Question

On treating 100 mL of 0.1 M aqueous solution of the complex CrCl₃.6H₂O with excess of AgNO₃, 2.86 g of AgCl was obtained. The complex is:

• A. [Cr(H₂O)₃Cl₃].3H₂O
• B. [Cr(H₂O)₄Cl₂]Cl.2H₂O
• C. [Cr(H₂O)₅Cl]Cl₂.H₂O
• D. [Cr(H₂O)₆]Cl₃

Hint:

The release of 2 moles of AgCl per mole of the complex confirms two chloride counter-ions outside the coordination sphere.

Answer 1

The Correct Option is C

To determine the correct formula of the complex based on the given conditions, let's analyze the given problem.

We have a 0.1 M aqueous solution of the complex CrCl₃.6H₂O, with a volume of 100 mL. This solution is treated with excess AgNO₃ and yields 2.86 g of AgCl. 

First, let's calculate the moles of AgCl formed:

The molar mass of AgCl is the sum of the molar masses of silver (Ag) and chlorine (Cl):

• Ag: 107.87 g/mol
• Cl: 35.45 g/mol

\(107.87 + 35.45 = 143.32 \,\text{g/mol}\)

Now, calculate the moles of AgCl:

\(\text{Moles of AgCl} = \frac{2.86 \, \text{g}}{143.32 \, \text{g/mol}} = 0.01995 \, \text{mol}\)
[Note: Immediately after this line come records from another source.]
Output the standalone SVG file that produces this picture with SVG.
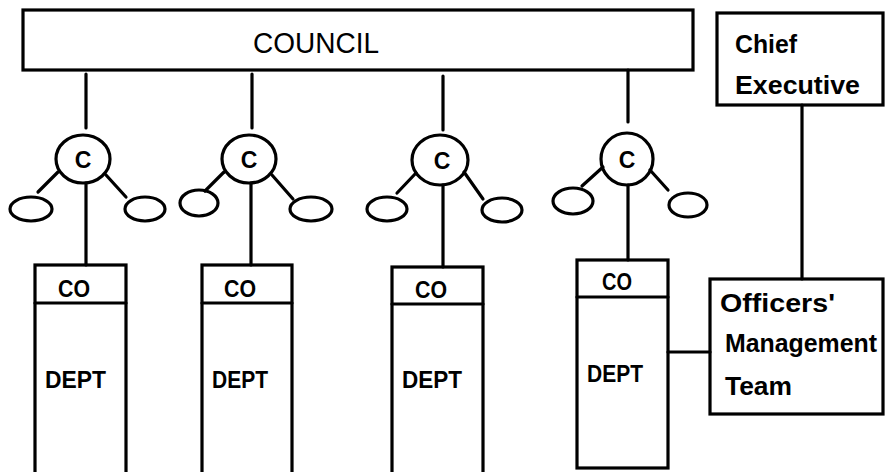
<svg xmlns="http://www.w3.org/2000/svg" width="887" height="472" viewBox="0 0 887 472">
<style>
.box{fill:none;stroke:#000;stroke-width:3.2}
.ln{fill:none;stroke:#000;stroke-width:3.2;stroke-linecap:round}
text{font-family:"Liberation Sans",Arial,sans-serif;font-weight:bold;fill:#000}
text.big{font-size:30px;font-weight:normal}
.t24{font-size:23px}
.t26{font-size:25px}
</style>
<rect width="887" height="472" fill="#fff"/>
<g id="council"><rect class="box" x="23" y="10" width="670" height="60"/><text class="big" x="253" y="53" textLength="126" lengthAdjust="spacingAndGlyphs">COUNCIL</text></g>
<g id="chief-executive"><rect class="box" x="717" y="13" width="166" height="92"/><text class="t26" x="735" y="53" textLength="62" lengthAdjust="spacingAndGlyphs">Chief</text><text class="t26" x="735" y="94" textLength="125" lengthAdjust="spacingAndGlyphs">Executive</text></g>
<g id="omt"><rect class="box" x="710" y="279" width="173" height="135"/><text class="t26" x="720" y="312" textLength="115" lengthAdjust="spacingAndGlyphs">Officers'</text><text class="t26" x="725" y="352" textLength="152" lengthAdjust="spacingAndGlyphs">Management</text><text class="t26" x="725" y="395" textLength="67" lengthAdjust="spacingAndGlyphs">Team</text></g>
<g id="c1"><ellipse class="box" cx="83" cy="159" rx="27" ry="24"/><text class="t24" x="83" y="168" text-anchor="middle">C</text><ellipse class="box" cx="31" cy="209" rx="21" ry="12"/><ellipse class="box" cx="145" cy="209" rx="20" ry="12"/></g>
<g id="c2"><ellipse class="box" cx="249" cy="159" rx="27" ry="24"/><text class="t24" x="249" y="168" text-anchor="middle">C</text><ellipse class="box" cx="199" cy="203" rx="19" ry="13"/><ellipse class="box" cx="311" cy="209" rx="21" ry="12"/></g>
<g id="c3"><ellipse class="box" cx="440" cy="160" rx="28" ry="25"/><text class="t24" x="442" y="169" text-anchor="middle">C</text><ellipse class="box" cx="387" cy="209" rx="20" ry="12"/><ellipse class="box" cx="502" cy="210" rx="20" ry="12"/></g>
<g id="c4"><ellipse class="box" cx="627" cy="159" rx="26" ry="26"/><text class="t24" x="627" y="168" text-anchor="middle">C</text><ellipse class="box" cx="573" cy="201" rx="20" ry="13"/><ellipse class="box" cx="688" cy="205" rx="19" ry="12"/></g>
<g id="dept1"><rect class="box" x="35" y="265" width="91" height="220"/><line class="ln" x1="35" y1="303" x2="126" y2="303"/><text class="t24" x="58" y="297" textLength="32" lengthAdjust="spacingAndGlyphs">CO</text><text class="t24" x="45" y="388" textLength="61" lengthAdjust="spacingAndGlyphs">DEPT</text></g>
<g id="dept2"><rect class="box" x="202" y="265" width="90" height="220"/><line class="ln" x1="202" y1="303" x2="292" y2="303"/><text class="t24" x="224" y="297" textLength="32" lengthAdjust="spacingAndGlyphs">CO</text><text class="t24" x="212" y="388" textLength="56" lengthAdjust="spacingAndGlyphs">DEPT</text></g>
<g id="dept3"><rect class="box" x="392" y="267" width="91" height="220"/><line class="ln" x1="392" y1="304" x2="483" y2="304"/><text class="t24" x="415" y="298" textLength="32" lengthAdjust="spacingAndGlyphs">CO</text><text class="t24" x="402" y="388" textLength="60" lengthAdjust="spacingAndGlyphs">DEPT</text></g>
<g id="dept4"><rect class="box" x="577" y="260" width="91" height="208"/><line class="ln" x1="577" y1="297" x2="668" y2="297"/><text class="t24" x="602" y="290" textLength="30" lengthAdjust="spacingAndGlyphs">CO</text><text class="t24" x="587" y="382" textLength="56" lengthAdjust="spacingAndGlyphs">DEPT</text></g>
<g id="connectors">
<line class="ln" x1="86" y1="74" x2="86" y2="128"/><line class="ln" x1="86" y1="183" x2="86" y2="265"/><line class="ln" x1="58" y1="172" x2="38" y2="192"/><line class="ln" x1="106" y1="175" x2="126" y2="197"/>
<line class="ln" x1="252" y1="74" x2="252" y2="128"/><line class="ln" x1="251" y1="183" x2="251" y2="265"/><line class="ln" x1="224" y1="172" x2="205" y2="191"/><line class="ln" x1="272" y1="175" x2="293" y2="199"/>
<line class="ln" x1="443" y1="76" x2="443" y2="130"/><line class="ln" x1="443" y1="185" x2="443" y2="267"/><line class="ln" x1="416" y1="173" x2="397" y2="193"/><line class="ln" x1="464" y1="172" x2="483" y2="199"/>
<line class="ln" x1="628" y1="70" x2="628" y2="122"/><line class="ln" x1="628" y1="185" x2="628" y2="260"/><line class="ln" x1="603" y1="167" x2="582" y2="186"/><line class="ln" x1="650" y1="170" x2="668" y2="190"/>
<line class="ln" x1="802" y1="105" x2="802" y2="279"/>
<line class="ln" x1="668" y1="352" x2="710" y2="352"/>
</g>
</svg>
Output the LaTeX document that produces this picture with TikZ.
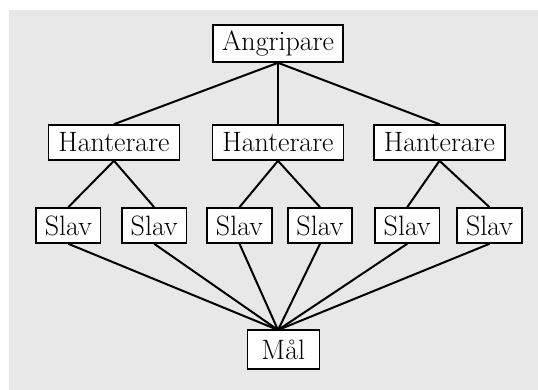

Since AgCl is formed from the chloride ions in the complex, and each chloride ion forms one AgCl, the moles of AgCl represent the moles of chloride ions.

The 0.1 M solution of the complex has a concentration of:

\(0.1 \, \text{mol/L} \times 0.1 \, \text{L} = 0.01 \, \text{mol of complex}\)

From the stoichiometry of the reaction, each complex releases two chloride ions because:

\(0.01 \, \text{mol of complex} \times 2 \, \text{Cl}^- = 0.02 \, \text{mol of Cl}^-\\)

This calculated amount aligns with the moles of AgCl formed, confirming our stoichiometric analysis.

Therefore, the correct formula of the complex that matches this stoichiometry is:

[Cr(H₂O)₅Cl]Cl₂.H₂O

This complex has two chloride ions outside the coordination sphere, which react with Ag⁺ to produce AgCl, consistent with the experiment.